In conclusion after running a doubling experiment and measuring time (sec), and RAM storage using Tuples, Nested Tuples, List and Nested Lists we came to conclusion that Tuple was the fastest, likely due to their immutable nature, which optimizes memory usage and lookup efficiency. They maintain relatively stable performance even as the number of doublings increases.
In conclusion for Lists they were slights slower than regular Tuple but still efficient, benefiting from simpler memory management and predictable scaling.
In conclusion for Nested Tuples were slower than regular Tuples as they introduce significant memory allocation and copying overhead. Performances degrades further with larger data sizes.

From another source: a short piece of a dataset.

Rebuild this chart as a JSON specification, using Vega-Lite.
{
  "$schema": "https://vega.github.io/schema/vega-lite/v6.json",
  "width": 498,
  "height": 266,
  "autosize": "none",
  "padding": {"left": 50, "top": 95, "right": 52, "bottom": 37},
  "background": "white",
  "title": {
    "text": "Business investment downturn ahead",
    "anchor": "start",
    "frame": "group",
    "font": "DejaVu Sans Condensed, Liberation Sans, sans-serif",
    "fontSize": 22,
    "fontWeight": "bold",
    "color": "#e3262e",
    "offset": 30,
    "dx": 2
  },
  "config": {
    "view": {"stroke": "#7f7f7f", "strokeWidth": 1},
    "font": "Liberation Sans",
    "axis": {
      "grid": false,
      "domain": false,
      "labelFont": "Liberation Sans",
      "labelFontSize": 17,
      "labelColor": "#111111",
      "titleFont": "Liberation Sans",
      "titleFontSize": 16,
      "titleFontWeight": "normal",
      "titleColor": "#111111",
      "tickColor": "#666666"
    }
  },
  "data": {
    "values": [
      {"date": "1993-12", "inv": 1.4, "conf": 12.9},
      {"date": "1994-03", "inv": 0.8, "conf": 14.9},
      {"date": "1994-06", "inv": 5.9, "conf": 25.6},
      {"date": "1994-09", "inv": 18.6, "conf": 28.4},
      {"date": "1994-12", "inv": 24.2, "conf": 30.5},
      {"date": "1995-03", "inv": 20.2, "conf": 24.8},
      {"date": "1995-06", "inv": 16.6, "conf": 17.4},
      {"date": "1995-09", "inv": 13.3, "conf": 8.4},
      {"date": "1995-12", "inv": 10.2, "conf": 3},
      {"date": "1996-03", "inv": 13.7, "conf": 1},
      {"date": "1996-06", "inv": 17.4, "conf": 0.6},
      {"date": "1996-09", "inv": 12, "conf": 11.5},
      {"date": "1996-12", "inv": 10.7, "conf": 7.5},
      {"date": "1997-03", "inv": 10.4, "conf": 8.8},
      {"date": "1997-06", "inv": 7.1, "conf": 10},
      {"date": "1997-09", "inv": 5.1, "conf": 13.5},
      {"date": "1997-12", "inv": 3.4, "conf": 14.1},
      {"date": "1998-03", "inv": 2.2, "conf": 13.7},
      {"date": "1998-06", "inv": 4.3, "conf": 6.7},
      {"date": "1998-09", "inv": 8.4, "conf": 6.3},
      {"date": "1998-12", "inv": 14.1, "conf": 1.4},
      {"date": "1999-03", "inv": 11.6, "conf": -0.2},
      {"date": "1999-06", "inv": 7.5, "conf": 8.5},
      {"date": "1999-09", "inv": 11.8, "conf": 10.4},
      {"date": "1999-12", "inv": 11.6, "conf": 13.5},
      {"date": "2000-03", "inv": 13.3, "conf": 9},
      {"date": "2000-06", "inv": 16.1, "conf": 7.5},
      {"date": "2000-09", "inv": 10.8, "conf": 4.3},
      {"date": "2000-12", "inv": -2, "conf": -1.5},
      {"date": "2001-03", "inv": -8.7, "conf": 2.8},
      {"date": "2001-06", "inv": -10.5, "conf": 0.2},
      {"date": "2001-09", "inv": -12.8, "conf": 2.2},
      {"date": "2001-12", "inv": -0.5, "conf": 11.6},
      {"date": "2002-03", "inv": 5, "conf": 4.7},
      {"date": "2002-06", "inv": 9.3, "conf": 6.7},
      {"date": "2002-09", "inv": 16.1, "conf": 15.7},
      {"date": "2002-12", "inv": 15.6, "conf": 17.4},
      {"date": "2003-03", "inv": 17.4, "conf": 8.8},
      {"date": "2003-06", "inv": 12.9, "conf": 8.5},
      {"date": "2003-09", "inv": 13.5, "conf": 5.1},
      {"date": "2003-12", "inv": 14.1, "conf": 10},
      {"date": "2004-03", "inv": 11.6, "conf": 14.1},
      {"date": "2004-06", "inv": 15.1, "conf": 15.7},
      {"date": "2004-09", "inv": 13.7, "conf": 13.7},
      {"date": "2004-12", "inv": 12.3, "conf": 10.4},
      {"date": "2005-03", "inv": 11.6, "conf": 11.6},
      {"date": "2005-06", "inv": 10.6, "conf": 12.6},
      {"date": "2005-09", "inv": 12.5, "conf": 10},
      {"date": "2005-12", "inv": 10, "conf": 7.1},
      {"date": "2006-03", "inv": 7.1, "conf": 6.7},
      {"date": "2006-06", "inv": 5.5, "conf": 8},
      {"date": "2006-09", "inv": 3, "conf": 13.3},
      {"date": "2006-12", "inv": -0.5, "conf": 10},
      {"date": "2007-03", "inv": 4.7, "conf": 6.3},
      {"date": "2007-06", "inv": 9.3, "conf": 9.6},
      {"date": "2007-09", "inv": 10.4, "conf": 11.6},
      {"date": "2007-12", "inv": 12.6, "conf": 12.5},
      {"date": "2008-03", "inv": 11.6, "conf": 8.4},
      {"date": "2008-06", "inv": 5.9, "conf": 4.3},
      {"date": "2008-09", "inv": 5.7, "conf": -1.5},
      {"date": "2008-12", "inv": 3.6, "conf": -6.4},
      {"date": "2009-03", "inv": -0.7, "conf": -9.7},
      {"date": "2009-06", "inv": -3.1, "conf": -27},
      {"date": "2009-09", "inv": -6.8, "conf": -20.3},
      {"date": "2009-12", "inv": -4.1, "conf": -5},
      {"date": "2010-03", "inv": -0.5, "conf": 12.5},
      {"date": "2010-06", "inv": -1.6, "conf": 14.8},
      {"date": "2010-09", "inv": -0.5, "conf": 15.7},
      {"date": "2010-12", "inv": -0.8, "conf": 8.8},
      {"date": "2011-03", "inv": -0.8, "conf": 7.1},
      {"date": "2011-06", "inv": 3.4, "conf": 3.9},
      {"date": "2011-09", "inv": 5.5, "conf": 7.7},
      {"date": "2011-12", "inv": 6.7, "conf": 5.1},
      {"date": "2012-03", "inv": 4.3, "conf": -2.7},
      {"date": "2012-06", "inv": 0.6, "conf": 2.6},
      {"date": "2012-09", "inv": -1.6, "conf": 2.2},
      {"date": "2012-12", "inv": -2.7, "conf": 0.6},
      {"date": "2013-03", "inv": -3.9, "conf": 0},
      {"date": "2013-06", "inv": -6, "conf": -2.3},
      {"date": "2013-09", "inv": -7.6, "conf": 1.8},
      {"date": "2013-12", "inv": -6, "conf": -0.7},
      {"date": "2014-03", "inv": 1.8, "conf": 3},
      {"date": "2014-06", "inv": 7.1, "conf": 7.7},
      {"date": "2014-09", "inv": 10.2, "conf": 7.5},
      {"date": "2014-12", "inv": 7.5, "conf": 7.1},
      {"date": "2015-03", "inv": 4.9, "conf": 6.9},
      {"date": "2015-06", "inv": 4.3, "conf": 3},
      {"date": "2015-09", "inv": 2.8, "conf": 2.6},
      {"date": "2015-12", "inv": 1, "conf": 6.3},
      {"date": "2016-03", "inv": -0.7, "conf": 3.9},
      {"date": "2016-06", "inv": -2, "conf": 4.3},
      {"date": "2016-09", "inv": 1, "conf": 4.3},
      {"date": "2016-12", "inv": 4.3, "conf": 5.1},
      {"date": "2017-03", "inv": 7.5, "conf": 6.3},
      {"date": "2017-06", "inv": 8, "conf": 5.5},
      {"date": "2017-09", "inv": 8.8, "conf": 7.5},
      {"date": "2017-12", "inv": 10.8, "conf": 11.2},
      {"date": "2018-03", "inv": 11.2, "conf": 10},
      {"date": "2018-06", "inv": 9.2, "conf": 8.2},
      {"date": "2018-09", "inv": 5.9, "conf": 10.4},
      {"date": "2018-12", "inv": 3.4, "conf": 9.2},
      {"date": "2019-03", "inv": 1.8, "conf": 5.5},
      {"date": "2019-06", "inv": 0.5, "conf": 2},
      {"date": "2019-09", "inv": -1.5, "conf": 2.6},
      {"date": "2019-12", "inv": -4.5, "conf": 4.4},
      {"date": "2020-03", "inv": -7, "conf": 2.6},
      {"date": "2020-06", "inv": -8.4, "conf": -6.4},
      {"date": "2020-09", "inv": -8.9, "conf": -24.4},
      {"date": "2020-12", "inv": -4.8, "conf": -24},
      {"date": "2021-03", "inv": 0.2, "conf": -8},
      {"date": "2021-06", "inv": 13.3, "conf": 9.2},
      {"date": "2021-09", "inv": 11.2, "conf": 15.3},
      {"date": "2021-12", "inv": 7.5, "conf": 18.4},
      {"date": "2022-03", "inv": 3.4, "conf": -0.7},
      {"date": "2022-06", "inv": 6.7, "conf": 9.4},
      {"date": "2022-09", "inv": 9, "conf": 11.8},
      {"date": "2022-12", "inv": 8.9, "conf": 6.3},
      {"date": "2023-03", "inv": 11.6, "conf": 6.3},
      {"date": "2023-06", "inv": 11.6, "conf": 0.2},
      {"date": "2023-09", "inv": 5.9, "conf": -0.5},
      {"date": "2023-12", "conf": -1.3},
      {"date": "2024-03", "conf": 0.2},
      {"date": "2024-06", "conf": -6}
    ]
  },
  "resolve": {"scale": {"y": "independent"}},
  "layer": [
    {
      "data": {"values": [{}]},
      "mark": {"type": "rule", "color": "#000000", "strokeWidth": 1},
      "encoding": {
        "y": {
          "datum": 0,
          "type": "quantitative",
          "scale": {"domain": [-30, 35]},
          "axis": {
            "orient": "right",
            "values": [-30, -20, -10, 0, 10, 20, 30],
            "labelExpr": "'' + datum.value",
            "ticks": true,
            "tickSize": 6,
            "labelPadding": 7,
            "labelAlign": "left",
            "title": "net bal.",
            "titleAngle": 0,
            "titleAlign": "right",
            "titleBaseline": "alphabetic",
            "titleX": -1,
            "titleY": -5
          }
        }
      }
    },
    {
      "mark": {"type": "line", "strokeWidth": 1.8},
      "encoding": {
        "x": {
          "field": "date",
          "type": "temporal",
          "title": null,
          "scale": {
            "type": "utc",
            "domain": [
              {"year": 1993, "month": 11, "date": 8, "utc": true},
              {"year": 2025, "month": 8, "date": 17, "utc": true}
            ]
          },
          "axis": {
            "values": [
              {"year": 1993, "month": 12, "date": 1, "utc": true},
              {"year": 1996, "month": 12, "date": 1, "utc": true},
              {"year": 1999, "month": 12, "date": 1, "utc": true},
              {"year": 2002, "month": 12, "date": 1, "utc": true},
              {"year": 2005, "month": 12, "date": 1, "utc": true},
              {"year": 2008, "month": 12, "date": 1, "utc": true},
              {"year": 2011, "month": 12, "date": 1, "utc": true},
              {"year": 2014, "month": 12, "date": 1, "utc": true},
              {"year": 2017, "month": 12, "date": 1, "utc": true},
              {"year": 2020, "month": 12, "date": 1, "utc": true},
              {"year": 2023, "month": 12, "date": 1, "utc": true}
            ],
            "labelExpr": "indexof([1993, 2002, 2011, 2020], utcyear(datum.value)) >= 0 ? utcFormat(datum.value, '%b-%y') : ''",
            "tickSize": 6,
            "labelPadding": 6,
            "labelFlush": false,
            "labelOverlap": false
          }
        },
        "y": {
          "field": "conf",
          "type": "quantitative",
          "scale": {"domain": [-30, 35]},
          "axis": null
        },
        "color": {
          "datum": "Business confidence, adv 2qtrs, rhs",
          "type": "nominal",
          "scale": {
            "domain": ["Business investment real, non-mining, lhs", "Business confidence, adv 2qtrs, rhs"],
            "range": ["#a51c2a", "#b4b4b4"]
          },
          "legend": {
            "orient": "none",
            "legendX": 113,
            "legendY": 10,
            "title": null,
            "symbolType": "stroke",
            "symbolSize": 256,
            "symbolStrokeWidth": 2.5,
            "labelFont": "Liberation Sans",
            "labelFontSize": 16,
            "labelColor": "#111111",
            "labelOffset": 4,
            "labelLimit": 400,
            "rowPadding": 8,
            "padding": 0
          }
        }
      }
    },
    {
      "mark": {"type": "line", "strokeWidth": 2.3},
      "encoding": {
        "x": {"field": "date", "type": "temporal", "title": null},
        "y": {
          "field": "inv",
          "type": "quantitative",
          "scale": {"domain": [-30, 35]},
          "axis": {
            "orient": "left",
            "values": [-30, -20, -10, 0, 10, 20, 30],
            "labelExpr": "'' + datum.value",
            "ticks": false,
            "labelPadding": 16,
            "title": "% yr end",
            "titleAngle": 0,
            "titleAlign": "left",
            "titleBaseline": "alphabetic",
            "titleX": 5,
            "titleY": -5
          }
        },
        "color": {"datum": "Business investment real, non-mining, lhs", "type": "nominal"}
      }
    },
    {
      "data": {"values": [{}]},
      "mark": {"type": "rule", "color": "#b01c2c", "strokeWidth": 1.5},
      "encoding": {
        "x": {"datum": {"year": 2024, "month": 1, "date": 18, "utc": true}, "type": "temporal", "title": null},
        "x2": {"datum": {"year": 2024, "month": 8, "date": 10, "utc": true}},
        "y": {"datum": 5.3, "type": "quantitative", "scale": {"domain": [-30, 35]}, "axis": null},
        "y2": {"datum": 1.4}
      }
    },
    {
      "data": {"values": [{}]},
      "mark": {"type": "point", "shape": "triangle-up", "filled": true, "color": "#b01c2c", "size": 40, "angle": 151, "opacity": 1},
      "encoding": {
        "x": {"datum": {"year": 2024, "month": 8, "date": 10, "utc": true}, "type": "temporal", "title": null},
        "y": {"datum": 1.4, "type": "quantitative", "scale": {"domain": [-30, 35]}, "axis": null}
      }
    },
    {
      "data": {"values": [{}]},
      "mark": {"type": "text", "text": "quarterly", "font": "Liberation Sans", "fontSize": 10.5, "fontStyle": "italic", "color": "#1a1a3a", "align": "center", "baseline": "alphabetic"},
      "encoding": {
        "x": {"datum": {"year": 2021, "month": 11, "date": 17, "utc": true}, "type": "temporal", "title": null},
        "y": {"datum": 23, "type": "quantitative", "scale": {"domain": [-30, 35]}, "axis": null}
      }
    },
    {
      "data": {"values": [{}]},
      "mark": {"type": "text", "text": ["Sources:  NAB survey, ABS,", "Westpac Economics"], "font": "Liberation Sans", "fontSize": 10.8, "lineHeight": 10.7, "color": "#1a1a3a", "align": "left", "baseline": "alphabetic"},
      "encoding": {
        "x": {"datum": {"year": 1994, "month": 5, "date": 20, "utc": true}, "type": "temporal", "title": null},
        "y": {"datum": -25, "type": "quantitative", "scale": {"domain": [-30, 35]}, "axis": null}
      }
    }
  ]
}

In conclusion Nested Lists were the slower, as they introduce significant overhead when managing multiple levels of data structures. Performance deteriorated noticeably as the container size and doubling factors increase.

Take Home Points

When doing an experiment like this be mindful of the size of your containers. Along with addition of layers in containers for example nested tuples and list as that extra step adds additional memory and takes longer to run. When optimizing performance users need to ask essential questions like how memory will this take up and how fast can we display the date. So when comparing these four containers we found Tuples to be more efficient in the memory space it took up and how fast it took to run.